AMAZE is a procedural prototype where the core challenge comes from constrained movement and “paint/fill” style coverage. My focus wasn’t on reinventing the mechanic, but on building a generator that produces readable, solvable puzzles at different difficulty bands—so iteration becomes parameter tuning instead of hand-authoring levels.
What I was trying to achieve.
Ensure generated puzzles are playable by construction, avoiding dead layouts that waste player time.
Keep the path logic legible so difficulty feels “fair” and explainable, not random or messy.
Generate and test batches of levels quickly to tune constraints and difficulty progression.
What I personally owned.
Built and refined the generation approach, including constraints that shape layout structure and complexity.
Added checks/filters to reduce unsatisfying outputs and tuned parameters to create consistent difficulty bands.
Framed the work clearly as a systems prototype, focusing on generation intent, iteration workflow, and learnings.
How the project evolved and what I took away.
The biggest lesson was that “random” doesn’t automatically mean “varied in a good way.” Early versions produced plenty of levels, but many were either trivial or confusing.

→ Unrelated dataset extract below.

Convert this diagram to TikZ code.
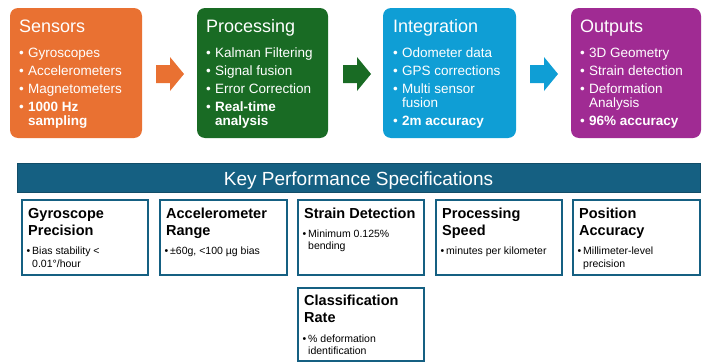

I improved results by treating generation as a design problem: constrain the search space, define what “readable” means, then iterate by adjusting a small set of parameters and testing output batches. That approach made progress predictable and made the prototype useful as a reusable pipeline rather than a one-off demo.
The moment-to-moment flow I focused on.
Start a level → read the layout → plan a route → move to cover tiles efficiently → commit to decisions (limited reversals) → finish when the board is fully covered → next level.
The loop rewards foresight: small mistakes compound, but solutions feel satisfying when the player “sees” the route and executes cleanly. Difficulty comes from constraints, not speed.
What’s implemented in the prototype right now.
Layout complexity is driven by a small set of knobs (size, turns, density), enabling controlled difficulty.
Filtering/constraints reduce broken or unsatisfying levels so output quality stays consistent.
Quickly generate many candidates, test, and adjust parameters—turning content creation into tuning.